“In the 1960s and 1970s, the French and British Governments invested heavily in the development of Concorde to provide a supersonic flight for everyman…
“Once British Airways and Air France started using Concorde to provide supersonic flight on routes to the US and Far East, environmental problems quickly emerged. The aircraft’s very loud take-off noise was disturbing, and the sonic boom it generated in supersonic flight was so invasive that it was forced to slow down over land or stick to routes that were mostly over the oceans, a severe setback to its economics…”

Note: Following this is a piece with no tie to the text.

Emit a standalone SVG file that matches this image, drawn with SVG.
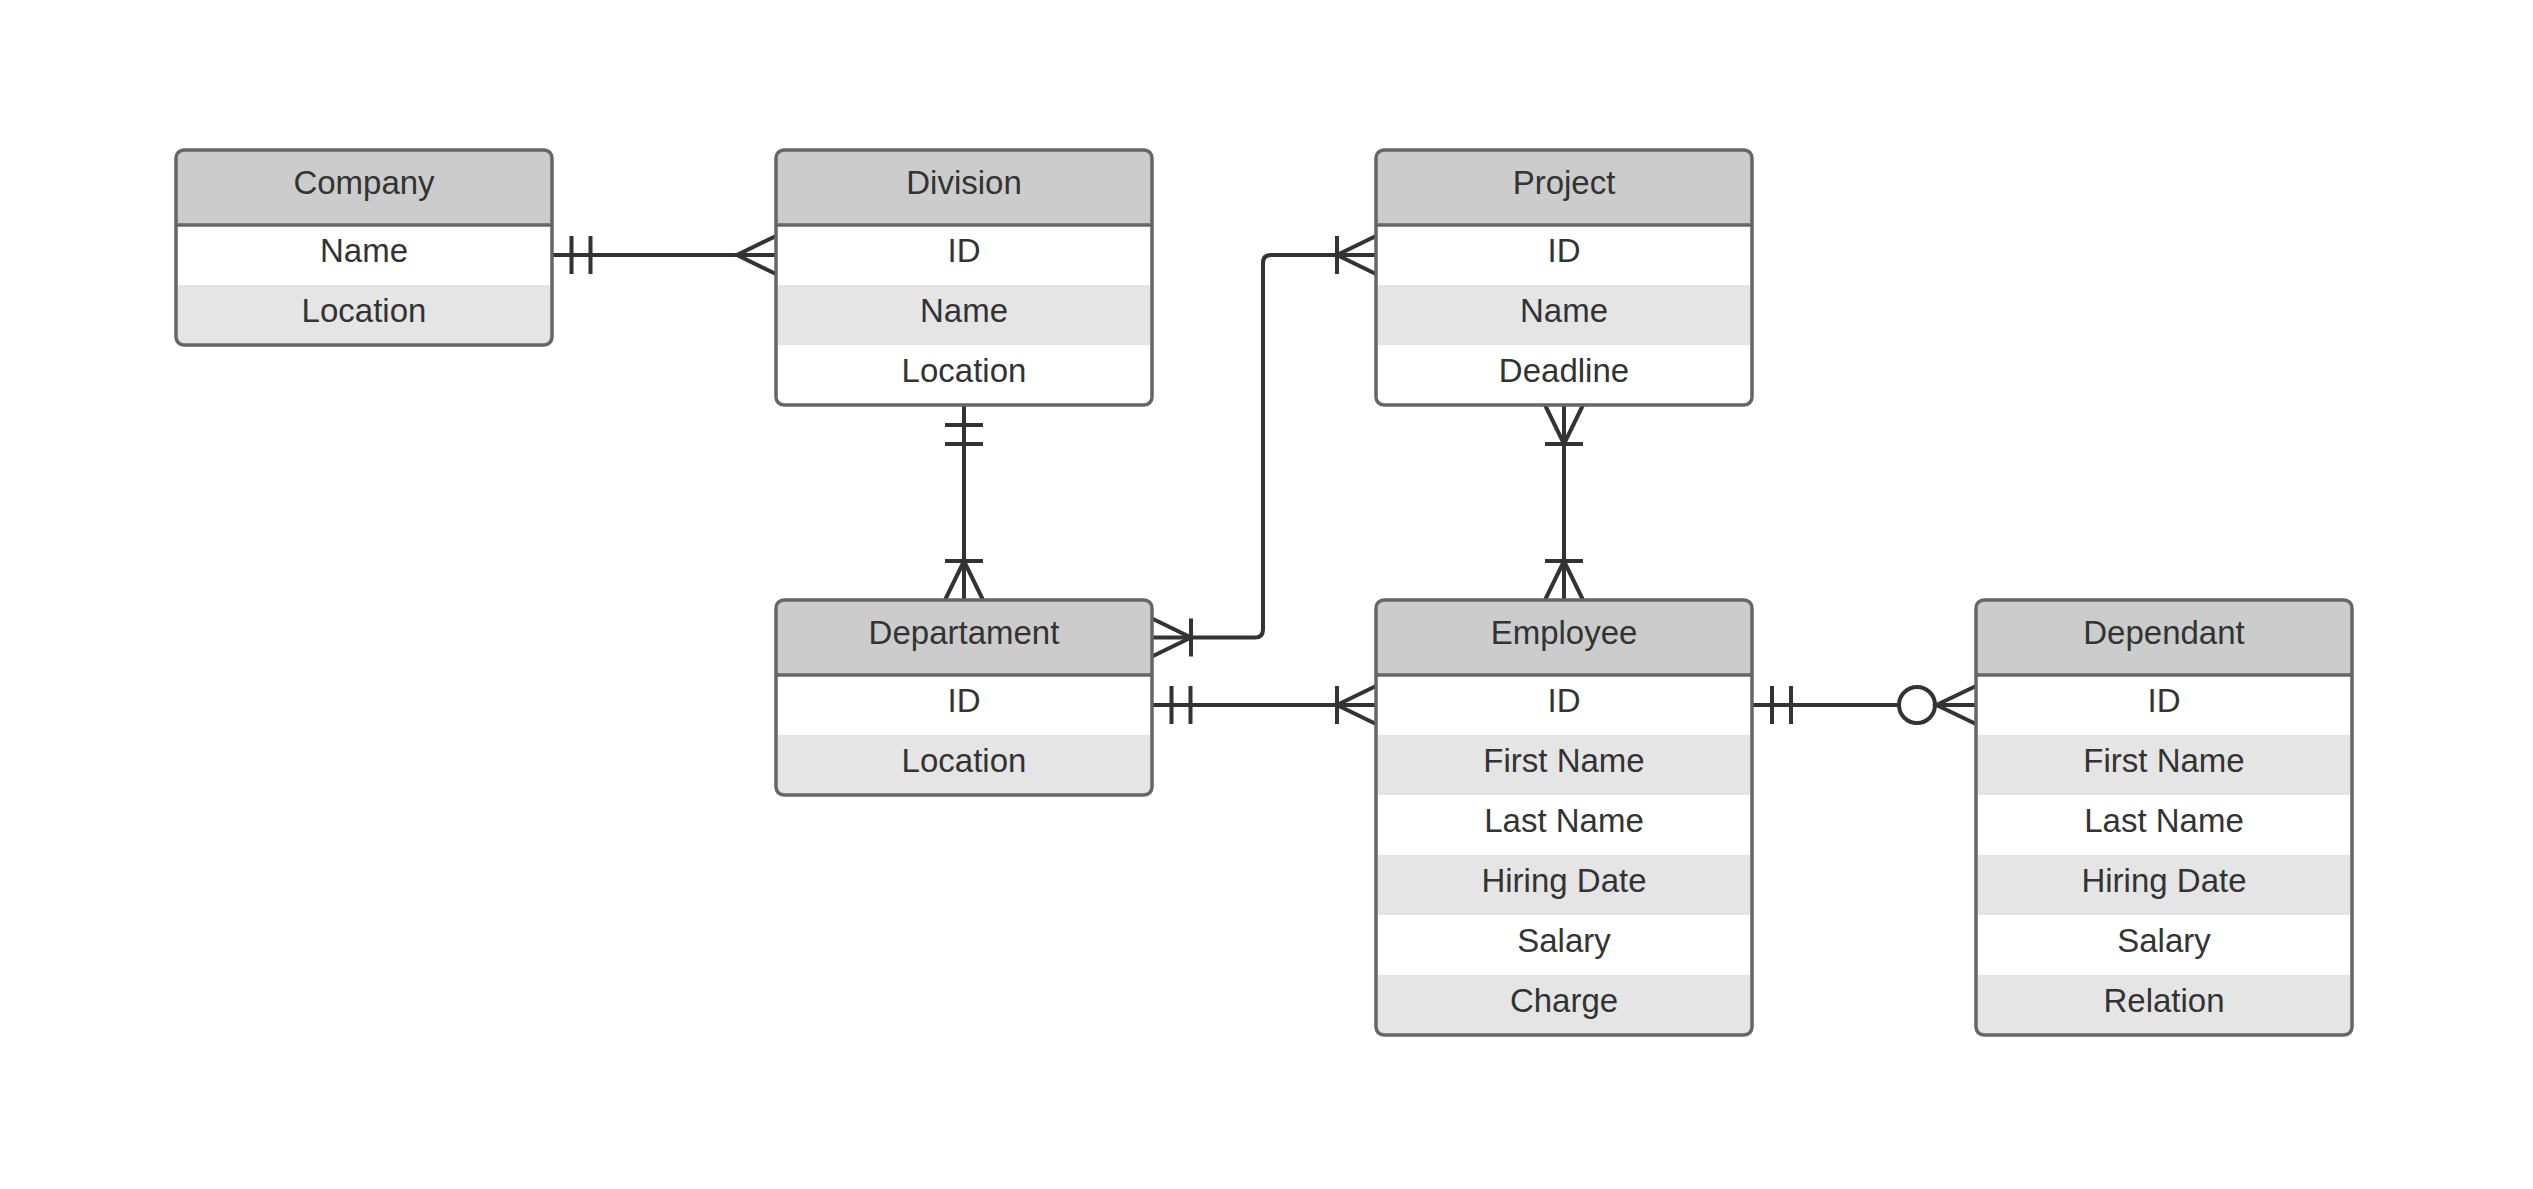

The costs were so high to operate the thing that only the rich could afford the tickets. It was a beautiful piece of engineering but would never be a commercial success. It only lasted 27 years, and companies lost a great deal of money.
The author of the article linked here is British, so we’re talking BEVs at times, but it applies to all EVs.
Commercial car makers around the world have subsidized these cars and invested billions of dollars. The early BEV sales were to wealthy people. Car fleets have been the backbone of sales. The tax relief enticed buyers.
However, over the last few months, BEV sales have stalled in many parts of the world, and unsold stock has started piling up at ports and on lots.
These cars will possibly be dumped and scrapped as they become dated and unsold.
“The man in the street has failed to embrace BEVs for the same reason he failed to embrace Concorde nearly 50 years ago: the extra cost – of order £10,000 per vehicle – represents an insurmountable barrier.”…
Insurance costs are higher because some batteries spontaneously combust. It can lead to disaster.
“While oil and gas are widespread commodities, with numerous suppliers around the world, the materials for BEV batteries are mostly controlled by China. Expansion of the EV market will reap rich rewards for Beijing (while simultaneously causing immense environmental damage), and limited supplies combined with rising demand will push up prices still further.”
“Another source of cost inflation is human resources. We will need 40,000 professional engineers for the next 30 years just to expand the electricity supply industry – generation, transmission, and distribution – to cope with the 170 percent increase in demand required by the planned transition to all-electric transport and heating, both industrial and domestic. Staff to repair BEVs already appear to be in short supply.”…
“The energy density is still 40 times worse than petrol. Experts suggest that the best we can hope for is an improvement by a factor of two over the next 50 years.
The big problem this time, over Concorde days, is the government has decided you will buy EVs and like it!